Kepala Kantor Bahasa Provinsi NTT, Syaiful Bahri Lubis, S.S.
Halo Berita

Sejumlah 14 Bahasa Daerah di Propinsi NTT Terancam Punah

  • Kondisi bahasa daerah di propinsi NTT cukup memrihatinkan pasalnya 14 bahasa daerah yang ada di NTT terancam punah. Tiga di antaranya masuk pada kategori fase sangat kritis, yaitu bahasa Beilel, bahasa Kafoa, dan bahasa Sar.

Halo Berita
SP

SP

Author

Kondisi bahasa daerah di propinsi NTT cukup memrihatinkan pasalnya 14 bahasa daerah yang ada di NTT terancam punah. Tiga di antaranya masuk pada kategori fase sangat kritis, yaitu bahasa Beilel, bahasa Kafoa, dan bahasa Sar.

 

Kepala Kantor Bahasa NTT, Syaiful Bahri Lubis seperti dilansir dari kupang.tribunnews.com Minggu (7/3/2021) mengatakan berdasarkan hasil pemetaan bahasa yang dilakukan Badan Bahasa, Kementerian Pendidikan dan Kebudayaan, Provinsi NTT memiliki 72 bahasa daerah, Jumlah tersebut masih bisa bertambah atau berkurang sesuai verifikasi data yang dilakukan di lapangan.

 

"Jumlah ini bisa saja berbeda dari lembaga lain, semisal SIL atau juga Perguruan Tinggi, tergantung metode penghitungan yang dilakukan," kata Lubis.

 

Lubis mengungkapkan, dari 72 bahasa daerah tersebut, 14 diantaranya hampir punah. Tiga di antaranya sudah masuk pada fase sangat kritis, yaitu bahasa Beilel, bahasa Kafoa, dan bahasa Sar.
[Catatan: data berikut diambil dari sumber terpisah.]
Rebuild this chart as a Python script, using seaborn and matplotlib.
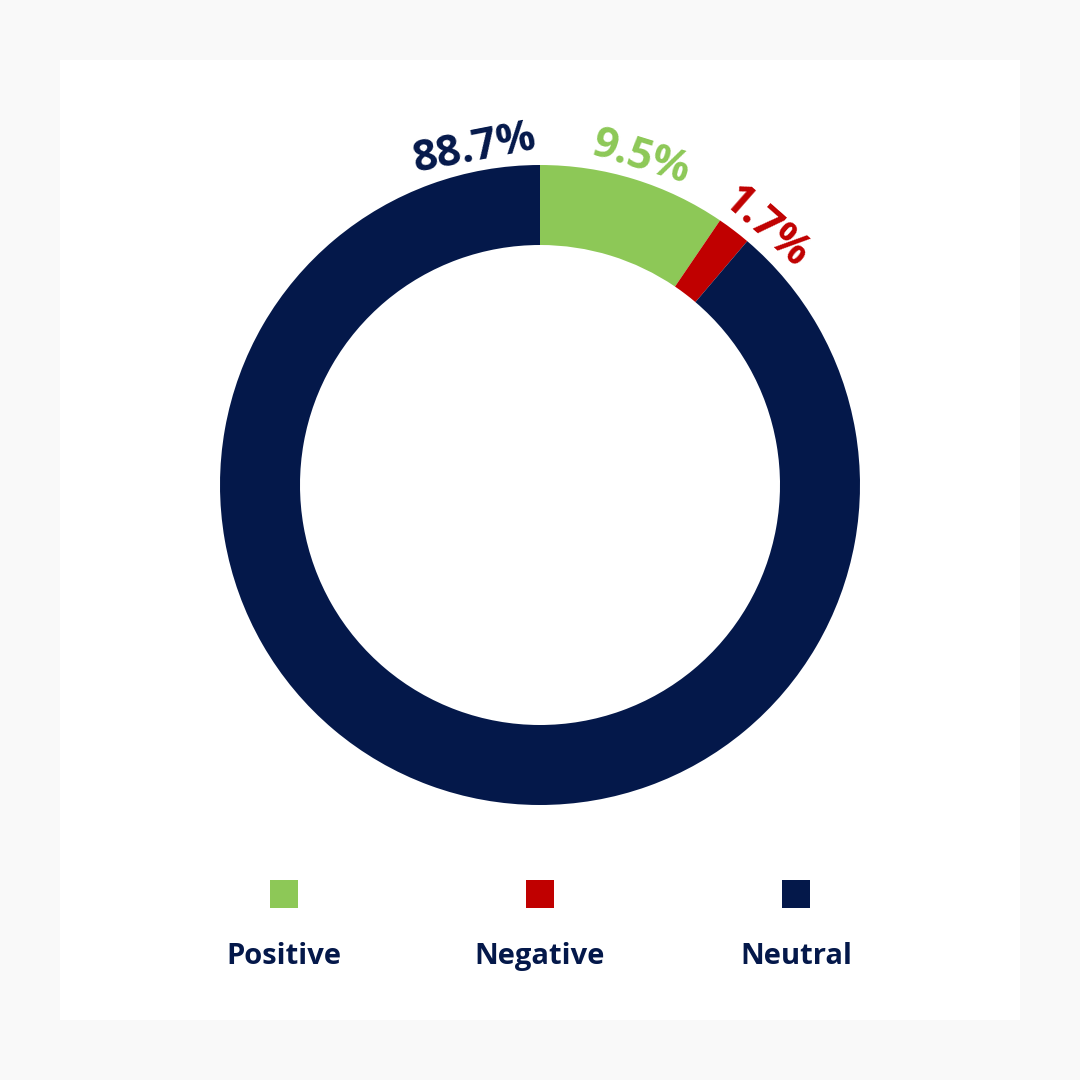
import numpy as np
import matplotlib
matplotlib.use("Agg")
import matplotlib.pyplot as plt
from matplotlib.patches import Rectangle
import seaborn as sns

# DATA
categories = ["Positive", "Negative", "Neutral"]
shares = [9.5, 1.7, 88.7]
pct_labels = ["9.5%", "1.7%", "88.7%"]
colors = ["#8DC857", "#C00000", "#04184A"]

NAVY = "#04184A"

sns.set_style("white")
plt.rcParams["font.family"] = ["Open Sans", "DejaVu Sans"]

fig = plt.figure(figsize=(10.8, 10.8), dpi=100)
fig.patch.set_facecolor("#F9F9F9")
# white card behind the chart
fig.patches.append(Rectangle((60 / 1080, 60 / 1080), 960 / 1080, 960 / 1080,
                             transform=fig.transFigure, facecolor="white",
                             edgecolor="none", zorder=-10))

# donut: centre at (540, 485) px, outer radius 320 px
ax = fig.add_axes([140 / 1080, 195 / 1080, 800 / 1080, 800 / 1080])
ax.set_facecolor("none")
ax.set_zorder(5)
wedges, _ = ax.pie(shares, colors=colors, startangle=90, counterclock=False,
                   radius=1.0, wedgeprops=dict(width=0.25, linewidth=0))
ax.set_xlim(-1.25, 1.25)
ax.set_ylim(-1.25, 1.25)
ax.axis("off")

# percentage labels around the ring (angle measured clockwise from 12 o'clock)
total = sum(shares)
starts = np.cumsum([0] + shares[:-1]) / total * 360
mids = starts + np.array(shares) / total * 180
label_angles = [mids[0], mids[1] + 4, 360 - 11]
for lab, ang, col in zip(pct_labels, label_angles, colors):
    a = np.deg2rad(ang)
    r = 1.085
    ax.text(r * np.sin(a), r * np.cos(a), lab, color=col, fontsize=31,
            fontweight="bold", ha="center", va="center_baseline",
            rotation=-ang if ang < 180 else 360 - ang,
            rotation_mode="anchor")

# legend: squares above bold names
lg = fig.add_axes([156 / 1080, 90 / 1080, 768 / 1080, 130 / 1080])
lg.set_facecolor("none")
lg.set_zorder(5)
xs = list(range(len(categories)))
sns.scatterplot(x=xs, y=[0.738] * len(xs), hue=categories, palette=colors,
                marker="s", s=406, linewidth=0, legend=False, ax=lg)
for x, name in zip(xs, categories):
    lg.text(x, 0.26, name, color=NAVY, fontsize=21, fontweight="bold",
            ha="center", va="center")
lg.set_xlim(-0.5, 2.5)
lg.set_ylim(0, 1)
lg.axis("off")

fig.savefig("out.png", dpi=100, facecolor=fig.get_facecolor())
Bahkan tambah Lubis, bahasa Beilel tinggal 3 orang penutur, yaitu Usman (65), Karim (68), dan Bernandus (83). Bahasa Beilel terdapat di Dusun Habolat, Desa Probur Utara, Kecamatan Alor Barat Daya, Kabupaten Alor.

 

“Untuk menentukan bahasa yang masuk kategori punah pun berbeda-beda standar, meskipun sebagian besar indikatornya sama. Apabila jumlah penutur bahasa dibawah 1.000 orang, bahasa tersebut sudah masuk kategori hampir punah," jelas Lubis.

 

Adapun bahasa yang paling banyak masuk pada kategori hampir punah, berada di Kabupaten Alor, sebab jumlah bahasa daerah juga paling banyak di kabupaten tersebut. Lubis juga menegaskan, bila penutur bahasa tinggal 3 orang dan tidak ada lagi penutur muda, bahasa ini masuk pada tahap sangat kritis. Keadaan tersebut sebagai "sakratul maut" untuk bahasa tersebut.

 

"Untuk itu, selagi masih ada penuturnya, harus secepatnya diselamatkan. Penyebab bahasa itu punah karena penuturnya tidak menuturkan lagi. Mereka beralih pada bahasa tetangga atau bahasa sekitarnya. Kaum muda tidak mau lagi menggunakannya. Bisa jadi karena kurang percaya diri atau mungkin karena terlindas bahasa tetangga yang lebih dominan," tambahnya.

 

Ia menjelaskan bahasa disebut punah jika tidak ada lagi penuturnya. Jika belum sempat diinventarisasi, seperti direkam, maka bahasa tersebut hanya akan jadi kenangan.

 

"Kalau yang terancam punah sudah (diinventarisasi) dan masih terus disempurnakan dan dilengkapi. Makanya kami terus ke lapangan," ungkap Lubis.

 

Menurut Lubis, bahasa daerah sangat penting karena banyak "harta karun" di sana. Ada ilmu pengetahuan dan teknologi, pengetahuan budaya, pengobatan, kesehatan, kearifan lokal, pertanian, perikanan, dan banyak lagi.

 

"Bila punah sebuah bahasa, maka banyak ilmu pengetahuan juga hilang dan tidak mungkin lagi ditemukan. Makanya, jangan sampai sebuah bahasa hilang atau punah," beber Lubis seraya menambahkan, NTT memiliki 72 bahasa daerah. 25 diantaranya berasal dari Kabupaten Alor.